[Short task]
Copy out the lines that include the word "image".

::: Material for the task

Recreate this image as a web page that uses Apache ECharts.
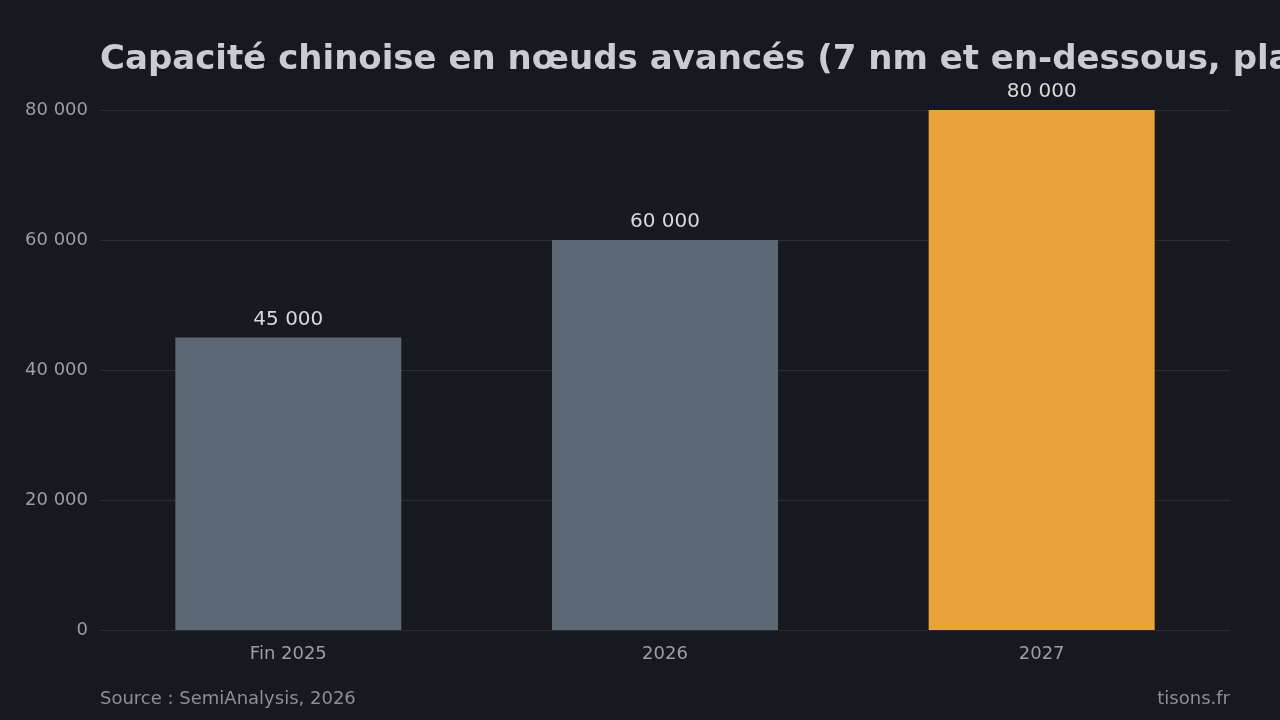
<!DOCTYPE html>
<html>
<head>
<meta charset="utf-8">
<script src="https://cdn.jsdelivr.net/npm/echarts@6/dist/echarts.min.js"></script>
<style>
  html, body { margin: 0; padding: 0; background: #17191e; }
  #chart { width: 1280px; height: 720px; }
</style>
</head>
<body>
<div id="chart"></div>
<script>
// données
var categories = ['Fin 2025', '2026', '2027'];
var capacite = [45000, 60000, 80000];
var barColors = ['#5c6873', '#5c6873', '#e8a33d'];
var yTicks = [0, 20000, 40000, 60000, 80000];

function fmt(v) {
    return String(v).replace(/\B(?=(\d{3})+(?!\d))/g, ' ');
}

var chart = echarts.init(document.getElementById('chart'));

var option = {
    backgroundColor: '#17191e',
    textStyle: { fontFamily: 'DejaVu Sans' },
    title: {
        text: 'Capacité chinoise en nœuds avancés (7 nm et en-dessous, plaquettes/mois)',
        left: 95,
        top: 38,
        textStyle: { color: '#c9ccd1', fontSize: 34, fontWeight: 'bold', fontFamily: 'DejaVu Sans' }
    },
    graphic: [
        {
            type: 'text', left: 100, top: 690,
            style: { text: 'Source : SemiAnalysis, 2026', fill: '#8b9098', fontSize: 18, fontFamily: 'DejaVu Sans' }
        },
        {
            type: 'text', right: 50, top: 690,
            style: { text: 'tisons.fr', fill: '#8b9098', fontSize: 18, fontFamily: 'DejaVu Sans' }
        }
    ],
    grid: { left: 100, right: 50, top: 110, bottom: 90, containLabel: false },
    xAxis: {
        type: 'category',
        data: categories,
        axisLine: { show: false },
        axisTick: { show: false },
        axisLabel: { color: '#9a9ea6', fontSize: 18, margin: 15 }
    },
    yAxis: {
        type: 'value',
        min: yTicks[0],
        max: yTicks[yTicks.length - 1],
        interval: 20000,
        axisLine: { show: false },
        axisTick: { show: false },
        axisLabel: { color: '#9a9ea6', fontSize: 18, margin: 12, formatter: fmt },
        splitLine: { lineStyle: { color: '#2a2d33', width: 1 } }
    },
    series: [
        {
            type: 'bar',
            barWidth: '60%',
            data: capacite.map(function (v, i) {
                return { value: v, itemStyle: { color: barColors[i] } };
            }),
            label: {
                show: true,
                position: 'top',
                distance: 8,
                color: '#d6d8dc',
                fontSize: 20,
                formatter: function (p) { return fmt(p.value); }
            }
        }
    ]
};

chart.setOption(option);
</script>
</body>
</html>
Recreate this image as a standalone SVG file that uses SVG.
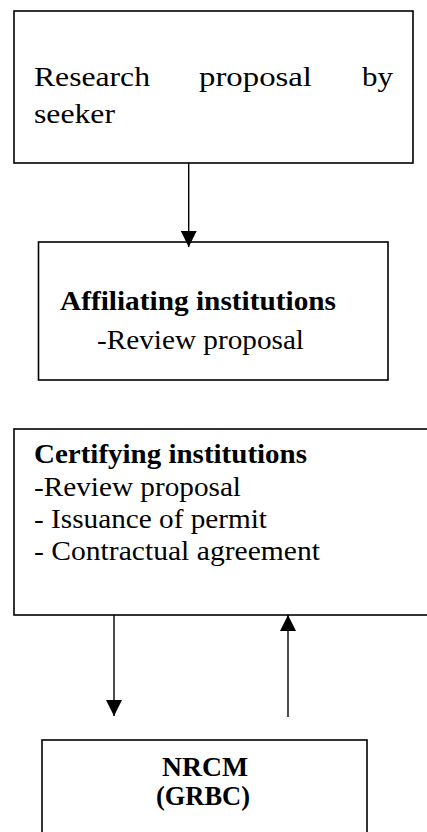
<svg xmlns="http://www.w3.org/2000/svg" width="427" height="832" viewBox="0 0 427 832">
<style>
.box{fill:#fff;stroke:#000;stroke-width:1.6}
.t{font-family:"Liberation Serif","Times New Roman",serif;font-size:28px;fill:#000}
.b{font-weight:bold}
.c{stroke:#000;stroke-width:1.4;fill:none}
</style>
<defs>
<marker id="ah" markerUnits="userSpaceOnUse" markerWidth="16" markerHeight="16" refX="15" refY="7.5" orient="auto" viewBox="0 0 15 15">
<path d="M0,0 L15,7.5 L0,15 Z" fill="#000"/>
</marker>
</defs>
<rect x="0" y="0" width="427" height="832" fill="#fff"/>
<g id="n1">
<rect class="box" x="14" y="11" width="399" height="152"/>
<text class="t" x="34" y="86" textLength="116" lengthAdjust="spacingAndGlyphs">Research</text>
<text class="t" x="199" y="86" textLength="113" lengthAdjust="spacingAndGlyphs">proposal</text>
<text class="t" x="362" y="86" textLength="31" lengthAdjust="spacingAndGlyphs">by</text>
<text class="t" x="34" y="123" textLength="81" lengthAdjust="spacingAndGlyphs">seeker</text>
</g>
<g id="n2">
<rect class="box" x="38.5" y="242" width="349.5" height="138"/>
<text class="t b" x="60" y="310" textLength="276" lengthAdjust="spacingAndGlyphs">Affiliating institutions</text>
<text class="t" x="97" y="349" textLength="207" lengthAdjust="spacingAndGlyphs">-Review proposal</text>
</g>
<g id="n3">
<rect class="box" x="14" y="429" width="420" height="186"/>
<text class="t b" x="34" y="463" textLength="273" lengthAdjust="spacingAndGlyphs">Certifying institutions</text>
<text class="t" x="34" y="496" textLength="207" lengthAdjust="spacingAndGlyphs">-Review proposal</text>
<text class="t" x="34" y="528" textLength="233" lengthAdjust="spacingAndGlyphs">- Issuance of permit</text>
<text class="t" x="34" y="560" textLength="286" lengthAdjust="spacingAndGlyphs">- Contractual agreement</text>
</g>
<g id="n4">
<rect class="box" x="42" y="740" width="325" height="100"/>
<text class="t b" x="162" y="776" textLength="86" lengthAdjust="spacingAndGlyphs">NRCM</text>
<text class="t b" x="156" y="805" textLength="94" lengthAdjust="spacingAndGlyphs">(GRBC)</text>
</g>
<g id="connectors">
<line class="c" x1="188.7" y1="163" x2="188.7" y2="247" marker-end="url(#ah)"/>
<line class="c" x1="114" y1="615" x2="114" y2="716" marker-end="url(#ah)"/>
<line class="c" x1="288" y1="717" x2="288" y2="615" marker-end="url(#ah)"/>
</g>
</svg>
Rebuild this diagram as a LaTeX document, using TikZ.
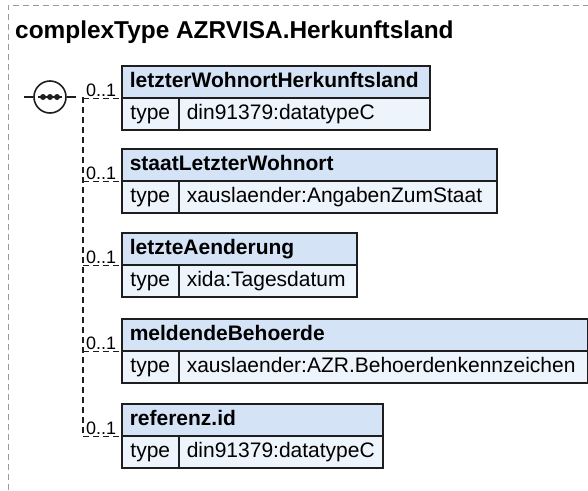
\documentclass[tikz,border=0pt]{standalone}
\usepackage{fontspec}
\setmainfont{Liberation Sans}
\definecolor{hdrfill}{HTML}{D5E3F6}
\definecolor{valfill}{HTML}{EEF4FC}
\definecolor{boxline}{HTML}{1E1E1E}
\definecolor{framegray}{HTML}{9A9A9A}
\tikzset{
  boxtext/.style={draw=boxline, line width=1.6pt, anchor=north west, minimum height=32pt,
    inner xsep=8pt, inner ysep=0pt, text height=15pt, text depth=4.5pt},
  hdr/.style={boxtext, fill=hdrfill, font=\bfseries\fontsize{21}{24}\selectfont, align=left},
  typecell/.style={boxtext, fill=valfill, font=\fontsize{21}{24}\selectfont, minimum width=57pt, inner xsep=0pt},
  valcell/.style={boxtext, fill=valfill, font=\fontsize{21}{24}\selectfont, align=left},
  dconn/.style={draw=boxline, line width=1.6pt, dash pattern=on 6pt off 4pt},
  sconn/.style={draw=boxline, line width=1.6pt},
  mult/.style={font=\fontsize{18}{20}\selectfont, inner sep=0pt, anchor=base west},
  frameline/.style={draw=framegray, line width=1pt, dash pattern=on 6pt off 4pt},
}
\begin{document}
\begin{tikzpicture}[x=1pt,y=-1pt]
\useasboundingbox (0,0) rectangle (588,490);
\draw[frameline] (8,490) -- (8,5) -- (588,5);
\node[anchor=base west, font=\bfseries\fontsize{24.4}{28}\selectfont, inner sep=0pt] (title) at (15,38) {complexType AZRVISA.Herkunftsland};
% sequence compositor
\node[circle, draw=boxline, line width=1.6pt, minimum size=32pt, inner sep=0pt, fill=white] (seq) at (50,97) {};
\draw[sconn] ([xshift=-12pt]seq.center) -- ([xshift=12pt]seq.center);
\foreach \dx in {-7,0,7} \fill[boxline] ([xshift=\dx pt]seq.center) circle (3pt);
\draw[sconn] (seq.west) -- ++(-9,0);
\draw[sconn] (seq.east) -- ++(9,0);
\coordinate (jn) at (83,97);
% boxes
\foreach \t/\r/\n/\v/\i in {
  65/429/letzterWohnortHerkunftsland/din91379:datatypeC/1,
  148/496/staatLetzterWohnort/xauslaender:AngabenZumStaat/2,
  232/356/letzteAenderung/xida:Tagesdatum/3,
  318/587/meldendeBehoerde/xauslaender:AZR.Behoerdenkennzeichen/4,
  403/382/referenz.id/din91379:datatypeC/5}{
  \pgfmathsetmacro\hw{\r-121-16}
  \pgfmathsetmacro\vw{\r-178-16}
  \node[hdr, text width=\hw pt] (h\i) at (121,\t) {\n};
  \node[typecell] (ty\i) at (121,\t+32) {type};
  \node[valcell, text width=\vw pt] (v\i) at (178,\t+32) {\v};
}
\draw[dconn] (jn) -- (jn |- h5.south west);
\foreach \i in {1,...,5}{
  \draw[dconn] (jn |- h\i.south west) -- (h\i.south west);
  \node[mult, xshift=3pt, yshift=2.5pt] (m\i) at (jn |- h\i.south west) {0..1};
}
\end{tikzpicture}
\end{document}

::::::

[Solution]
Recreate this image as a web page that uses Apache ECharts.
Recreate this image as a standalone SVG file that uses SVG.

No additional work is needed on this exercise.